Decommissioning a Kafka node isn’t talked about very much. Unlike other distributed systems, Kafka doesn’t provide an automated way to decommission a node. Whether you want to downsize a cluster or take a node down for maintenance, removing a node from the cluster is an important part of the DevOps life cycle. After taking Naytev’s cluster from 6 to 4 nodes, I have created a safe process to remove nodes without losing any data.
To remove a node you must first reassign all the primary partitions on the node then shutdown the node using the scripts. Unfortunately, you can’t do this all in one automated step, so you follow these steps for success
Steps to removing nodes
It all starts with a custom script written by Michael Noll that helps craft the reassignment script. Here is the modified version that worked for us.

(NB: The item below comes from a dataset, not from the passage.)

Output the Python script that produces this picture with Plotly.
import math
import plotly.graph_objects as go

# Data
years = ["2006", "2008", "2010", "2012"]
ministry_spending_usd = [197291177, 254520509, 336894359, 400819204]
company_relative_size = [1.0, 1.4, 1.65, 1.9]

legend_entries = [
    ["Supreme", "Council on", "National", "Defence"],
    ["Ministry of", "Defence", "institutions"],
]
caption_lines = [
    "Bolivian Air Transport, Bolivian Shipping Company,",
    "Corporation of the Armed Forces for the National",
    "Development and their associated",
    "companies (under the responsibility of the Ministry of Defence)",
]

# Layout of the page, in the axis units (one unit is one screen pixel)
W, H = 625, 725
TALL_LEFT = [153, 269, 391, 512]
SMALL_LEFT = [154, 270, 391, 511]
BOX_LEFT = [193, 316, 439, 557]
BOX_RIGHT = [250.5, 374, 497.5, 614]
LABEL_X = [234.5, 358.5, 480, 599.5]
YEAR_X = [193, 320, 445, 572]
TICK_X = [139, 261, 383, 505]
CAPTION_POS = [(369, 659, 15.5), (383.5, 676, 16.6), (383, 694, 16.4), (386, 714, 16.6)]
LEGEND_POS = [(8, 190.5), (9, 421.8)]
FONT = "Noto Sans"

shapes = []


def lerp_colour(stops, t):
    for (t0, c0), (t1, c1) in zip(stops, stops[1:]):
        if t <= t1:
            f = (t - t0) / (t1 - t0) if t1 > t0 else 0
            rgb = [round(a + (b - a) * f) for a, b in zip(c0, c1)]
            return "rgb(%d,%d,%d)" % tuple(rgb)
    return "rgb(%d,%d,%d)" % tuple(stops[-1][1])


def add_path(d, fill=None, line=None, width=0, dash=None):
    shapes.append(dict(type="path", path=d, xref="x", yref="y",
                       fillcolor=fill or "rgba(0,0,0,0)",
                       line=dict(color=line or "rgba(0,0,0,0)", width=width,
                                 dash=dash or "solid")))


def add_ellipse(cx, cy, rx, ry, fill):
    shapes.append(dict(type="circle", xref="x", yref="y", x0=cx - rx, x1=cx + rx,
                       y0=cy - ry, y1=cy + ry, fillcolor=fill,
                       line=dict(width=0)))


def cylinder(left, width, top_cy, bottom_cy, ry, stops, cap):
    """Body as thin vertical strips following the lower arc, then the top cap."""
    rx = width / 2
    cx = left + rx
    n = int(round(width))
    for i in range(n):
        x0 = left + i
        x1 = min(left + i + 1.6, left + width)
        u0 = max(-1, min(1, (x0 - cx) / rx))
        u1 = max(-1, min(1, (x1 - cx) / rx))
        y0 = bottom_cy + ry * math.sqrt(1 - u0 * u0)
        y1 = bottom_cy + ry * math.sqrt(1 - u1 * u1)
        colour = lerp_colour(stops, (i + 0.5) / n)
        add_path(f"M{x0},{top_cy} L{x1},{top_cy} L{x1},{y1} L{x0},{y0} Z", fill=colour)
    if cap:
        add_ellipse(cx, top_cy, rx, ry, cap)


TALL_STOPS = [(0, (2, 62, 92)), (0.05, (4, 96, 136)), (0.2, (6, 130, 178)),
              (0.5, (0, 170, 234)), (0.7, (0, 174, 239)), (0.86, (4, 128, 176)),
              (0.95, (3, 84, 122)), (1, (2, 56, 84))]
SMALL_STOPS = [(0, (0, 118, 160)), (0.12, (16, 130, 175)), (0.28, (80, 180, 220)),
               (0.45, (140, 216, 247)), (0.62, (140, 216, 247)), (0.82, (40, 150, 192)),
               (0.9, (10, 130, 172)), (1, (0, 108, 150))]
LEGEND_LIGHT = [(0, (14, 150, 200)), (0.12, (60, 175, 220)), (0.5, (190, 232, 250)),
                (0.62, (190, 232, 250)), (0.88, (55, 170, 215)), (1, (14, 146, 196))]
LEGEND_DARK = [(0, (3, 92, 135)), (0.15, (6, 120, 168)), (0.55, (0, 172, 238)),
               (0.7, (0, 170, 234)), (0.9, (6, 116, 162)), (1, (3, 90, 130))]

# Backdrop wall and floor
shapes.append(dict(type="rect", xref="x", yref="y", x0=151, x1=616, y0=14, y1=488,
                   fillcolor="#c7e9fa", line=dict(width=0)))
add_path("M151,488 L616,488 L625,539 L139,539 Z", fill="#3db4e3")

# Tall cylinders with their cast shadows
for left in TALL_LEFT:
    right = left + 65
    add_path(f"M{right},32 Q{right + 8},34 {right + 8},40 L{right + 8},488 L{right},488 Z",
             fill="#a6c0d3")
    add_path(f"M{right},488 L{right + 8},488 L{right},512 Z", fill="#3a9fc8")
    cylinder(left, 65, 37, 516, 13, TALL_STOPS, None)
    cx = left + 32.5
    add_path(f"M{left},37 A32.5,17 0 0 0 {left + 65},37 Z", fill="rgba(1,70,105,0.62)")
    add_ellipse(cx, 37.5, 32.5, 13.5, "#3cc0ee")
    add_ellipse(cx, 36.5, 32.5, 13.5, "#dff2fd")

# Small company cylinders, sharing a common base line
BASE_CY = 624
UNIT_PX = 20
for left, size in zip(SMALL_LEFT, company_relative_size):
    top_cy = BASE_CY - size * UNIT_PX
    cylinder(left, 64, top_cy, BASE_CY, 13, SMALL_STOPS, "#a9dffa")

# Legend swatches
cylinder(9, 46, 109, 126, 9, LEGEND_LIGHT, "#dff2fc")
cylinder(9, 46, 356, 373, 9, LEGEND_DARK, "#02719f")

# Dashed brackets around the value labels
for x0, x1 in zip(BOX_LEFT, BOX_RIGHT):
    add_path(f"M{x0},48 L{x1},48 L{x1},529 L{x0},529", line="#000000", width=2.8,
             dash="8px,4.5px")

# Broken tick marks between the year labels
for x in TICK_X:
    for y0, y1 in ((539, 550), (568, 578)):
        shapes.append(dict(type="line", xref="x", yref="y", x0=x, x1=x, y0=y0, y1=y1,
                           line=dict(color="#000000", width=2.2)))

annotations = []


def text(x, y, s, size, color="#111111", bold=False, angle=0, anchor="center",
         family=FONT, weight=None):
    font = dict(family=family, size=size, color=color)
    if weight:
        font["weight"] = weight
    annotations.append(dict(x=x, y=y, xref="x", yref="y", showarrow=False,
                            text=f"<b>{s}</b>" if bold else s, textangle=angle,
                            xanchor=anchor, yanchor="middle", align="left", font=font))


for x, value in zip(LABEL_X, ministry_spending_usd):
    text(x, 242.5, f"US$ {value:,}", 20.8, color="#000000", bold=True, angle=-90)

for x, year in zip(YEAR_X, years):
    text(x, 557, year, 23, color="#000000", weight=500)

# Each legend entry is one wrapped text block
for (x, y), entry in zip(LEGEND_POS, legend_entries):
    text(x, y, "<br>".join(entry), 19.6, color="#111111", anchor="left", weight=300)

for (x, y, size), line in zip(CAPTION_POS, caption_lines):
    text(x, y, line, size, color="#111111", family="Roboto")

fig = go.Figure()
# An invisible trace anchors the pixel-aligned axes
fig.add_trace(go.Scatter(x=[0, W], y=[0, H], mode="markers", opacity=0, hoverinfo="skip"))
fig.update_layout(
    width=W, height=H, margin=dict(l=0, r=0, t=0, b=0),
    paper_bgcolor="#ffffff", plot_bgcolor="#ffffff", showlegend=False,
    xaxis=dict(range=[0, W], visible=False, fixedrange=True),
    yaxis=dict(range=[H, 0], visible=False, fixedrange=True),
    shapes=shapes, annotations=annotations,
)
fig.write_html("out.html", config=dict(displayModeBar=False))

Add this script to your running node.
Run it to create the reassignment script.
sudo sh kafka-move-leadership.sh --broker-id 3 --first-broker-id 0 --last-broker-id 4 --zookeeper :2181
Copy the output into a text file,
Run the reassign script. This script comes bundled with Kafka version 0.8.x.
sudo sh kafka-reassign-partitions.sh --zookeeper :2181 --reassignment-json-file partition-reassign.json --execute
Then you check the progress with a similar command.
sudo sh kafka-reassign-partitions.sh --zookeeper :2181 --reassignment-json-file partition-reassign.json --verify
Once the reassignment is done, you can shutdown the node.
sudo sh kafka-server-stop.sh
Once you are done, ensure that you restart all of the services consuming from the Kafka cluster. Sometimes it will have cached pointers to partitions and you can prevent those errors by restarting your consumers.
Hope this helps :)